Ideas of deterrence, containment and defence seem almost irrelevant in relation to security polity when the perceived assailants are individuals operating in non-territorial networks and exhibiting a readiness to die to complete the mission. As matters are proceeding, the policy about force is being formulated without bothering with the red lines of international law and the UN, giving us back the world of unregulated sovereign states and extremist non-states essentially deciding on their own when war is permissible.
Such normative chaos in a world where already nine countries possess nuclear weapons seems like a prescription for species suicide. Never has the world more needed red lines that are drawn by major states, and upheld by them out of the realisation that the national interest has also merged with the global interest.
What is strange is that Obama talks the talk, but seems unwilling to walk the walk. Such a disjunction invites cynicism about law and morality and induces despair on the part of those of us who believe the world we inhabit badly needs red lines, but the right red lines.

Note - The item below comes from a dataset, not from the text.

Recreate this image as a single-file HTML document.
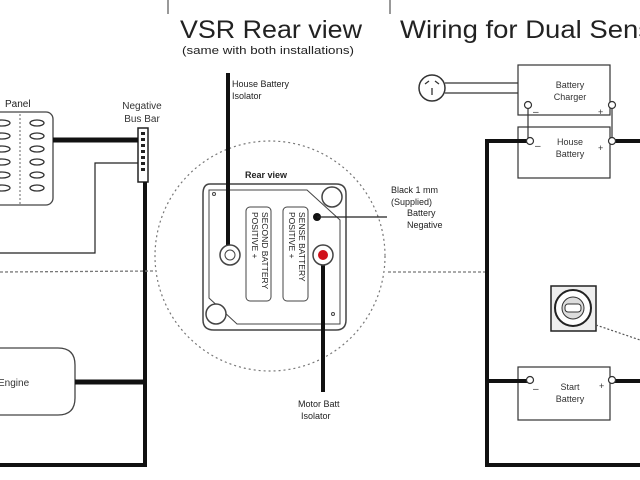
<!DOCTYPE html>
<html><head><style>html,body{margin:0;padding:0;background:#fff}svg{display:block}</style></head>
<body>
<svg width="640" height="480" viewBox="0 0 640 480" xmlns="http://www.w3.org/2000/svg" font-family="Liberation Sans, sans-serif">
<rect width="640" height="480" fill="#fff"/>
<!-- dividers -->
<line x1="168" y1="0" x2="168" y2="14" stroke="#333" stroke-width="1"/>
<line x1="390" y1="0" x2="390" y2="14" stroke="#333" stroke-width="1"/>
<text x="180" y="38" font-size="25" fill="#222" textLength="182" lengthAdjust="spacingAndGlyphs">VSR Rear view</text>
<text x="182" y="54" font-size="11" fill="#222" textLength="172" lengthAdjust="spacingAndGlyphs">(same with both installations)</text>
<text x="400" y="38" font-size="25" fill="#222" textLength="252" lengthAdjust="spacingAndGlyphs">Wiring for Dual Sens</text>

<!-- LEFT -->
<text x="5" y="107" font-size="10" fill="#222">Panel</text>
<rect x="-20" y="112" width="73" height="93" rx="7" fill="#fff" stroke="#444" stroke-width="1.3"/>
<line x1="20" y1="114" x2="20" y2="205" stroke="#666" stroke-dasharray="2,2"/>
<g fill="none" stroke="#333" stroke-width="1.3">
<ellipse cx="2" cy="123" rx="8" ry="3"/><ellipse cx="2" cy="136" rx="8" ry="3"/><ellipse cx="2" cy="149" rx="8" ry="3"/><ellipse cx="2" cy="162" rx="8" ry="3"/><ellipse cx="2" cy="175" rx="8" ry="3"/><ellipse cx="2" cy="188" rx="8" ry="3"/>
<ellipse cx="37" cy="123" rx="7" ry="3"/><ellipse cx="37" cy="136" rx="7" ry="3"/><ellipse cx="37" cy="149" rx="7" ry="3"/><ellipse cx="37" cy="162" rx="7" ry="3"/><ellipse cx="37" cy="175" rx="7" ry="3"/><ellipse cx="37" cy="188" rx="7" ry="3"/>
</g>
<text x="142" y="109" font-size="10" fill="#333" text-anchor="middle">Negative</text>
<text x="142" y="122" font-size="10" fill="#333" text-anchor="middle">Bus Bar</text>
<rect x="138" y="128" width="10" height="54" fill="#fff" stroke="#222" stroke-width="1.5"/>
<g fill="#222"><rect x="141" y="132" width="4" height="3"/><rect x="141" y="138" width="4" height="3"/><rect x="141" y="144" width="4" height="3"/><rect x="141" y="150" width="4" height="3"/><rect x="141" y="156" width="4" height="3"/><rect x="141" y="162" width="4" height="3"/><rect x="141" y="168" width="4" height="3"/></g>
<line x1="53" y1="140" x2="138" y2="140" stroke="#111" stroke-width="5"/>
<polyline points="138,163 95,163 95,253 0,253" fill="none" stroke="#222" stroke-width="1.2"/>
<polyline points="145,182 145,465 0,465" fill="none" stroke="#111" stroke-width="4"/>
<path d="M-20,348 H58 Q75,348 75,365 V398 Q75,415 58,415 H-20 Z" fill="#fff" stroke="#444" stroke-width="1.3"/>
<text x="-2" y="386" font-size="10" fill="#333">Engine</text>
<line x1="75" y1="382" x2="145" y2="382" stroke="#111" stroke-width="5"/>
<line x1="0" y1="272" x2="155" y2="271" stroke="#777" stroke-width="1.3" stroke-dasharray="3,2"/>

<!-- CENTER -->
<circle cx="270" cy="256" r="115" fill="none" stroke="#777" stroke-width="1.2" stroke-dasharray="2,3"/>
<text x="232" y="87" font-size="9" fill="#222">House Battery</text>
<text x="232" y="99" font-size="9" fill="#222">Isolator</text>
<text x="245" y="178" font-size="9" fill="#222" font-weight="bold">Rear view</text>
<path d="M210,184 H336 Q346,184 346,194 V320 Q346,330 336,330 H214 Q203,330 203,320 V194 Q203,184 210,184 Z" fill="#fff" stroke="#444" stroke-width="1.5"/>
<path d="M209,190 H307 L340,220 V324 H237 L209,298 Z" fill="none" stroke="#444" stroke-width="1"/>
<circle cx="332" cy="197" r="10" fill="#fff" stroke="#444" stroke-width="1.5"/>
<circle cx="216" cy="314" r="10" fill="#fff" stroke="#444" stroke-width="1.5"/>
<circle cx="214" cy="194" r="1.5" fill="none" stroke="#444"/>
<circle cx="333" cy="314" r="1.5" fill="none" stroke="#444"/>
<rect x="246" y="207" width="25" height="94" rx="4" fill="#fff" stroke="#444"/>
<rect x="283" y="207" width="25" height="94" rx="4" fill="#fff" stroke="#444"/>
<text transform="translate(262,212) rotate(90)" font-size="8.5" fill="#222">SECOND BATTERY</text>
<text transform="translate(252,212) rotate(90)" font-size="8.5" fill="#222">POSITIVE +</text>
<text transform="translate(299,212) rotate(90)" font-size="8.5" fill="#222">SENSE BATTERY</text>
<text transform="translate(289,212) rotate(90)" font-size="8.5" fill="#222">POSITIVE +</text>
<line x1="228" y1="73" x2="228" y2="248" stroke="#111" stroke-width="4"/>
<circle cx="230" cy="255" r="10" fill="#fff" stroke="#444" stroke-width="1.5"/>
<circle cx="230" cy="255" r="5" fill="#fff" stroke="#444"/>
<line x1="323" y1="258" x2="323" y2="392" stroke="#111" stroke-width="4"/>
<circle cx="323" cy="255" r="10" fill="#fff" stroke="#444" stroke-width="1.5"/>
<circle cx="323" cy="255" r="5" fill="#d0101a"/>
<circle cx="317" cy="217" r="4" fill="#111"/>
<line x1="317" y1="217" x2="387" y2="217" stroke="#222" stroke-width="1.2"/>
<line x1="388" y1="272" x2="487" y2="272" stroke="#777" stroke-width="1.3" stroke-dasharray="3,2"/>
<text x="391" y="193" font-size="9" fill="#222">Black 1 mm</text>
<text x="391" y="205" font-size="9" fill="#222">(Supplied)</text>
<text x="407" y="216" font-size="9" fill="#222">Battery</text>
<text x="407" y="228" font-size="9" fill="#222">Negative</text>
<text x="298" y="407" font-size="9" fill="#222">Motor Batt</text>
<text x="301" y="419" font-size="9" fill="#222">Isolator</text>

<!-- RIGHT -->
<circle cx="432" cy="88" r="13" fill="#fff" stroke="#333" stroke-width="1.5"/>
<path d="M425,84 L429,81 M439,84 L435,81 M432,88 V95" stroke="#333" stroke-width="1.3" fill="none"/>
<line x1="445" y1="83" x2="518" y2="83" stroke="#333" stroke-width="1.2"/>
<line x1="445" y1="93" x2="518" y2="93" stroke="#333" stroke-width="1.2"/>
<rect x="518" y="65" width="92" height="50" fill="#fff" stroke="#333" stroke-width="1.2"/>
<text x="570" y="88" font-size="9" fill="#333" text-anchor="middle">Battery</text>
<text x="570" y="100" font-size="9" fill="#333" text-anchor="middle">Charger</text>
<rect x="518" y="127" width="92" height="51" fill="#fff" stroke="#333" stroke-width="1.2"/>
<text x="570" y="145" font-size="9" fill="#333" text-anchor="middle">House</text>
<text x="570" y="157" font-size="9" fill="#333" text-anchor="middle">Battery</text>
<line x1="528" y1="108" x2="528" y2="140" stroke="#333" stroke-width="1.2"/>
<line x1="612" y1="108" x2="612" y2="140" stroke="#333" stroke-width="1.2"/>
<polyline points="528,141 487,141 487,465 640,465" fill="none" stroke="#111" stroke-width="4"/>
<line x1="612" y1="141" x2="640" y2="141" stroke="#111" stroke-width="4"/>
<g fill="#fff" stroke="#333" stroke-width="1.2">
<circle cx="528" cy="105" r="3.5"/><circle cx="612" cy="105" r="3.5"/><circle cx="530" cy="141" r="3.5"/><circle cx="612" cy="141" r="3.5"/>
</g>
<text x="533" y="115" font-size="10" fill="#333">–</text><text x="598" y="115" font-size="9" fill="#333">+</text>
<text x="535" y="149" font-size="10" fill="#333">–</text><text x="598" y="151" font-size="9" fill="#333">+</text>
<rect x="551" y="286" width="45" height="45" fill="#eee" stroke="#222" stroke-width="1.5"/>
<circle cx="573" cy="308" r="18" fill="#fff" stroke="#222" stroke-width="2"/>
<circle cx="573" cy="308" r="11" fill="#ddd" stroke="#333"/>
<rect x="565" y="304" width="16" height="8" rx="3" fill="#fff" stroke="#333"/>
<line x1="596" y1="325" x2="640" y2="340" stroke="#555" stroke-width="1.2" stroke-dasharray="2,2"/>
<rect x="518" y="367" width="92" height="53" fill="#fff" stroke="#333" stroke-width="1.2"/>
<line x1="487" y1="381" x2="528" y2="381" stroke="#111" stroke-width="4"/>
<line x1="614" y1="381" x2="640" y2="381" stroke="#111" stroke-width="4"/>
<circle cx="530" cy="380" r="3.5" fill="#fff" stroke="#333" stroke-width="1.2"/>
<circle cx="612" cy="380" r="3.5" fill="#fff" stroke="#333" stroke-width="1.2"/>
<text x="533" y="392" font-size="10" fill="#333">–</text><text x="599" y="389" font-size="9" fill="#333">+</text>
<text x="570" y="390" font-size="9" fill="#333" text-anchor="middle">Start</text>
<text x="570" y="402" font-size="9" fill="#333" text-anchor="middle">Battery</text>
</svg>
</body></html>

Redrawing the red lines that fit the realities of our world and keep alive hopes for peace and justice should be the great diplomatic undertaking of our time, the visionary projects of leading diplomats whose imaginative gaze extends beyond addressing immediate threats. The old red lines have been cast aside in contemplating what to do in relation to Syria, but without trying to establish new red lines that can serve humanity well in our disorienting century.
Richard Falk is Albert G Milbank Professor Emeritus of International Law at Princeton University and Visiting Distinguished Professor in Global and International Studies at the University of California, Santa Barbara.